PA Pols Want to Stop Locking Up Parents of Truant Students

"That’s just going to make the situation worse."

Photo | It's Our City via Flickr / Creative Commons

Photo | It’s Our City via Flickr / Creative Commons

Is pressing charges against the parent of a habitually truant student a good idea?

State Sen. Vincent Hughes has a simple three-word answer: “Oh hell no.”

Hughes and a number of Democratic and Republican state senators are trying to remove that option from the table with a Senate bill that could overhaul the way schools address truancy across Pennsylvania.

Truancy has been a hot topic in the city this week, thanks in large part to a very public spat between the School District of Philadelphia and the District Attorney’s Office.

It started Monday, during an exhaustive City Council hearing on youth gun violence. First Assistant District Attorney George Mosee testified that on any given day, nearly 50 percent of public school students in the city are truant.

Karyn Lynch, the School District’s chief student support officer, immediately pushed back. Mosee’s math, she testified, was wrong. Lynch said the district’s average daily attendance is 91.5 percent.

But the dispute was about more than just numbers. The two agencies are at odds over an anti-truancy initiative that’s been implemented in dozens of charter schools by District Attorney Seth Williams.

The program calls for reckless endangerment charges to be filed against a parent or guardian if they ignore multiple warnings from the D.A.’s Office to meet with school officials after their child has been truant at least 10 times in a given marking period.

Williams wants traditional public schools in the School District to participate in the program, too. Both sides are arguing about whether federal education laws allow the district to share student-specific attendance information with the D.A.’s Office.

According to Hughes, there’s no need for an argument — the practice of going after parents just needs to be dropped altogether.

“It seems to me a different path needs to be taken that helps children and their families,” he said. “If you start threatening or, in fact, incarcerating parents because their kids are not going to school, that’s just going to make the situation worse. I can guarantee you that.”

Enter Senate Bill 359, which was co-sponsored by state Sen.
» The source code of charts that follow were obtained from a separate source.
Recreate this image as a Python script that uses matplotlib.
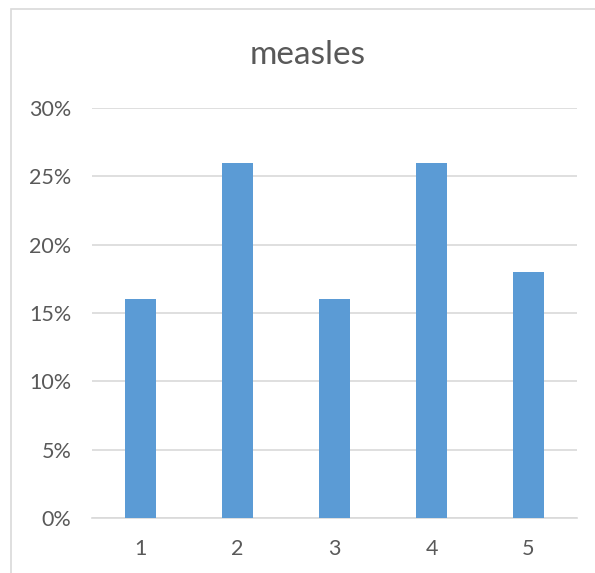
import matplotlib
matplotlib.use('Agg')
import matplotlib.pyplot as plt
from matplotlib.patches import Rectangle
from matplotlib.ticker import PercentFormatter

categories = ['1', '2', '3', '4', '5']
rates = [0.16, 0.26, 0.16, 0.26, 0.18]
y_ticks = [0.0, 0.05, 0.10, 0.15, 0.20, 0.25, 0.30]

plt.rcParams['font.family'] = ['Lato', 'DejaVu Sans']
text_grey = '#595959'
grid_grey = '#D9D9D9'

fig = plt.figure(figsize=(5.95, 5.73), dpi=100)
ax = fig.add_axes([92 / 595, 1 - 518 / 573, 485 / 595, 410 / 573])

x = range(len(categories))
ax.bar(x, rates, width=0.32, color='#5B9BD5', zorder=3)

ax.set_xlim(-0.5, len(categories) - 0.5)
ax.set_ylim(0, 0.30)
ax.set_xticks(list(x))
ax.set_xticklabels(categories)
ax.set_yticks(y_ticks)
ax.yaxis.set_major_formatter(PercentFormatter(1.0, decimals=0))
ax.tick_params(axis='both', length=0, labelsize=15.5, colors=text_grey)
ax.tick_params(axis='y', pad=15)
ax.tick_params(axis='x', pad=15)
ax.grid(axis='y', color=grid_grey, linewidth=1.2, zorder=0)
for side in ('top', 'right', 'left'):
    ax.spines[side].set_visible(False)
ax.spines['bottom'].set_color(grid_grey)
ax.spines['bottom'].set_linewidth(1.2)

fig.text(308 / 595, 1 - 55 / 573, 'measles', ha='center', va='center',
         fontsize=24, color=text_grey)

# chart frame, partly outside the canvas
frame = Rectangle((11 / 595, -0.05), 1.2, 1 - 9.5 / 573 + 0.05,
                  transform=fig.transFigure, fill=False,
                  edgecolor=grid_grey, linewidth=1.2)
fig.patches.append(frame)

fig.savefig('out.png', dpi=100)
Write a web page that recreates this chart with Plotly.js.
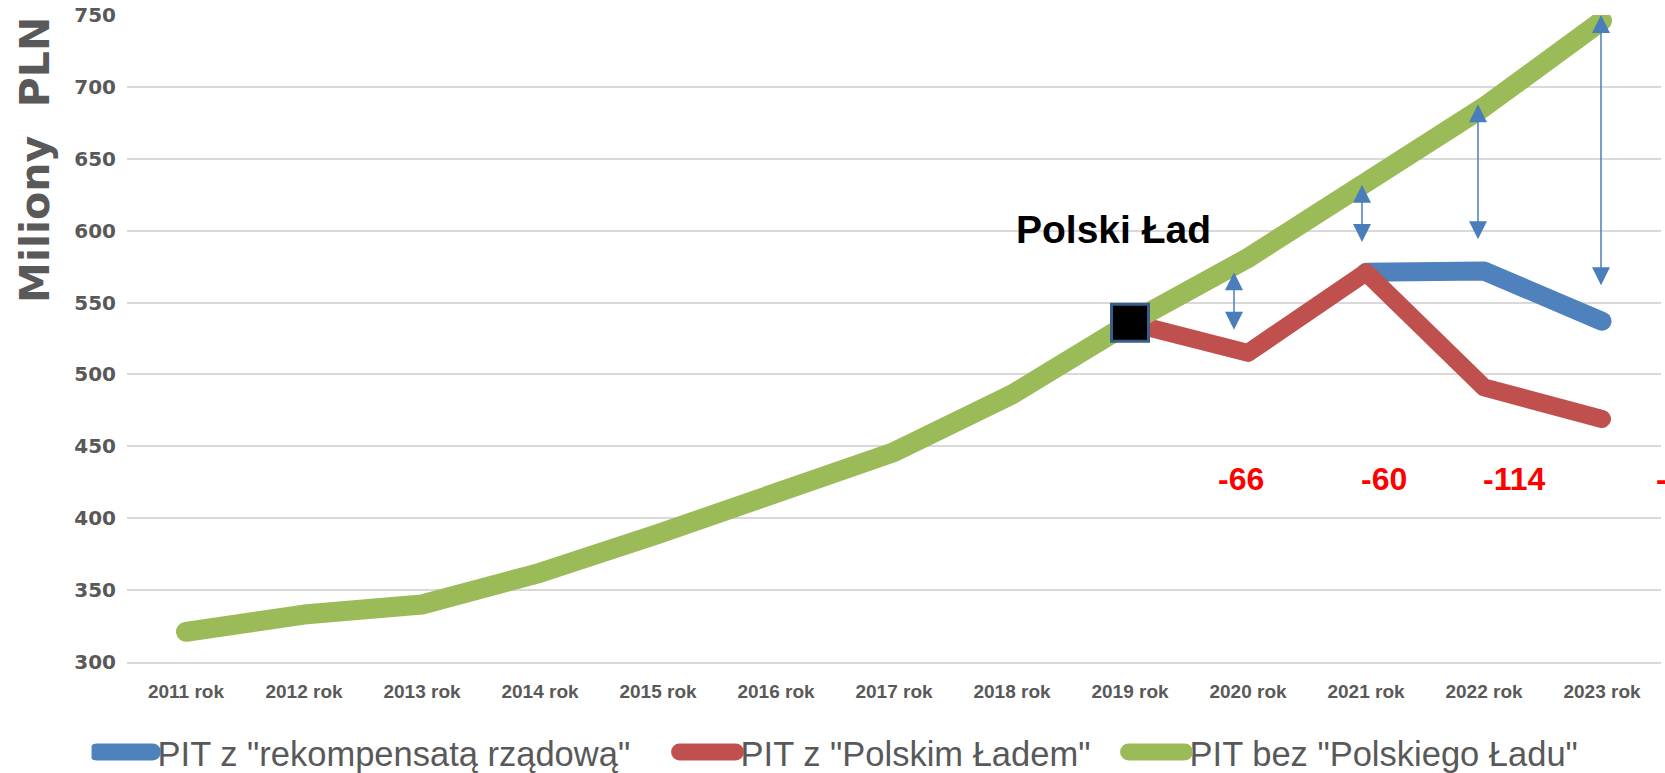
<!DOCTYPE html>
<html>
<head>
<meta charset="utf-8">
<script src="https://cdn.plot.ly/plotly-3.0.1.min.js"></script>
<style>
html, body { margin: 0; padding: 0; background: #ffffff; }
#chart { width: 1665px; height: 773px; }
.js-plotly-plot .scatterlayer path.js-line,
.js-plotly-plot .legendlines path { stroke-linecap: round; stroke-linejoin: round; }
.js-plotly-plot .legendlines path { stroke-width: 17px !important; }
</style>
</head>
<body>
<div id="chart"></div>
<script>
// ---- data ----
const years = ['2011 rok','2012 rok','2013 rok','2014 rok','2015 rok','2016 rok','2017 rok',
               '2018 rok','2019 rok','2020 rok','2021 rok','2022 rok','2023 rok'];
const pitBezLadu   = [321, 333, 340, 362, 389, 416, 446, 486, 536, 581, 632, 686, 746];
const pitPolskiLad = [null, null, null, null, null, null, null, null, 536, 515, 571, 491, 469];
const pitRekomp    = [null, null, null, null, null, null, null, null, null, null, 571, 572, 537];

const seriesNames = ['PIT z "rekompensatą rządową"', 'PIT z "Polskim Ładem"', 'PIT bez "Polskiego Ładu"'];
const seriesColors = ['#4F81BD', '#C0504D', '#9BBB59'];

const markYear = '2019 rok';              // "Polski Ład" start marker
const markLabel = 'Polski Ład';

const diffYears  = ['2020 rok', '2021 rok', '2022 rok', '2023 rok'];
const diffLabels = ['-66', '-60', '-114', '-210'];
const diffLabelY = [427, 427, 427, 427];
const diffLabelShift = [-7, 18, 30, 86];

const arrowTop    = [571, 632, 688, 750];
const arrowBottom = [530, 591, 593, 561];
const arrowShift  = [-14, -4, -6, -1];

const yTicks = [300, 350, 400, 450, 500, 550, 600, 650, 700, 750];

// ---- traces ----
const traces = [
  { x: years, y: pitRekomp, name: seriesNames[0], type: 'scatter', mode: 'lines',
    line: { color: seriesColors[0], width: 19 }, connectgaps: false, legendwidth: 512 },
  { x: years, y: pitPolskiLad, name: seriesNames[1], type: 'scatter', mode: 'lines',
    line: { color: seriesColors[1], width: 18 }, connectgaps: false, legendwidth: 378 },
  { x: years, y: pitBezLadu, name: seriesNames[2], type: 'scatter', mode: 'lines',
    line: { color: seriesColors[2], width: 20 } },
  { x: [markYear], y: [pitBezLadu[years.indexOf(markYear)]], type: 'scatter', mode: 'markers',
    showlegend: false, hoverinfo: 'skip',
    marker: { symbol: 'square', size: 37, color: '#000000', line: { color: '#385D8A', width: 3 } } }
];

// ---- annotations ----
const annotations = [];
annotations.push({
  xref: 'paper', yref: 'paper', x: -0.06, y: 0.776, xanchor: 'center', yanchor: 'middle',
  text: 'Miliony  PLN', textangle: -90, showarrow: false,
  font: { family: 'DejaVu Sans', size: 41, color: '#595959', weight: 'bold' }
});
annotations.push({
  xref: 'paper', yref: 'paper', x: 0.6434, y: 0.668, xanchor: 'center', yanchor: 'middle',
  text: '<b>' + markLabel + '</b>', showarrow: false,
  font: { family: 'Liberation Sans, Arial, sans-serif', size: 39, color: '#000000' }
});
diffYears.forEach((yr, i) => {
  annotations.push({
    xref: 'x', yref: 'y', x: yr, y: diffLabelY[i], xshift: diffLabelShift[i],
    text: '<b>' + diffLabels[i] + '</b>', showarrow: false, xanchor: 'center', yanchor: 'middle',
    font: { family: 'Liberation Sans, Arial, sans-serif', size: 32, color: '#FF0000' }
  });
  annotations.push({
    xref: 'x', yref: 'y', x: yr, y: arrowTop[i], axref: 'x', ayref: 'y', ax: yr, ay: arrowBottom[i],
    xshift: arrowShift[i], text: '', showarrow: true, arrowside: 'end+start',
    arrowhead: 2, startarrowhead: 2, arrowsize: 2.4, startarrowsize: 2.4, arrowwidth: 1.5,
    arrowcolor: '#4A7EBB', standoff: 0, startstandoff: 0
  });
});

const layout = {
  width: 1665, height: 773,
  paper_bgcolor: '#ffffff', plot_bgcolor: '#ffffff',
  margin: { l: 127, r: 4, t: 15, b: 111, pad: 0 },
  showlegend: true,
  legend: {
    orientation: 'h', xref: 'container', yref: 'container', x: 0.055, y: 0.027,
    xanchor: 'left', yanchor: 'middle', itemwidth: 56, traceorder: 'normal',
    font: { family: 'Liberation Sans, Arial, sans-serif', size: 34.5, color: '#595959' },
    bgcolor: 'rgba(0,0,0,0)'
  },
  xaxis: {
    type: 'category', categoryorder: 'array', categoryarray: years,
    range: [-0.5, 12.5], showgrid: false, zeroline: false,
    showline: true, linecolor: '#D9D9D9', linewidth: 2, ticks: '',
    ticklabelstandoff: 11,
    tickfont: { family: 'Liberation Sans, Arial, sans-serif', size: 19, color: '#595959', weight: 'bold' }
  },
  yaxis: {
    range: [300, 750], tickvals: yTicks, showgrid: true, gridcolor: '#D9D9D9', gridwidth: 2,
    zeroline: false, showline: false, ticks: '', ticklabelstandoff: 10,
    tickfont: { family: 'DejaVu Sans', size: 20, color: '#595959', weight: 'bold' }
  },
  annotations: annotations
};

Plotly.newPlot('chart', traces, layout, { staticPlot: true });
</script>
</body>
</html>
Judy Schwank, a Democrat from Berks County, and Sen. Stewart Greenleaf, a Republican from Bucks and Montgomery Counties, in response to the June 2014 death of Eileen DiNino.

DiNino was a mother of seven from Reading who was arrested and sentenced to two days in jail after reportedly failing to pay $2,000 in fines that she’d been saddled with because her kids were regularly truant. She suffered from high blood pressure and complained of chest pains while behind bars, but didn’t receive medical attention, according to a wrongful death lawsuit filed by her family. She died in jail.

Schwank said DiNino had health and financial problems; fining and jailing her clearly didn’t help her situation.

The Senate bill — along with a similar one in the state House — will require schools across the state to establish individualized truancy plans the first time a student is truant.

“The school has to schedule a conference with the parents and sit down and create a plan,” Schwank said. “Social services might have to be brought in. There are usually other issues going on.”

And the option of jailing parents, Schwank said, “will be taken off the table.”

But what does that mean for the D.A.’s Office’s initiative, which Williams said is based on a model that prosecutors in San Francisco used to great success a decade ago?

Greg Rowe, Williams’ legislative chief, said yesterday that the bill wouldn’t impact the D.A.’s anti-truancy program.

The bill, after all, would amend the state Public School Code — not the Crimes Code.

“Much of the bill just speaks to the process that the schools would undertake when dealing with the chronically truant,” Rowe said.

Bottom line: This won’t be the last that you’ll hear about truancy.

When told about Rowe’s response, Sen. Hughes said, “Maybe we need to come up with another bill that says what [the D.A.’s Office] is doing is illegal.”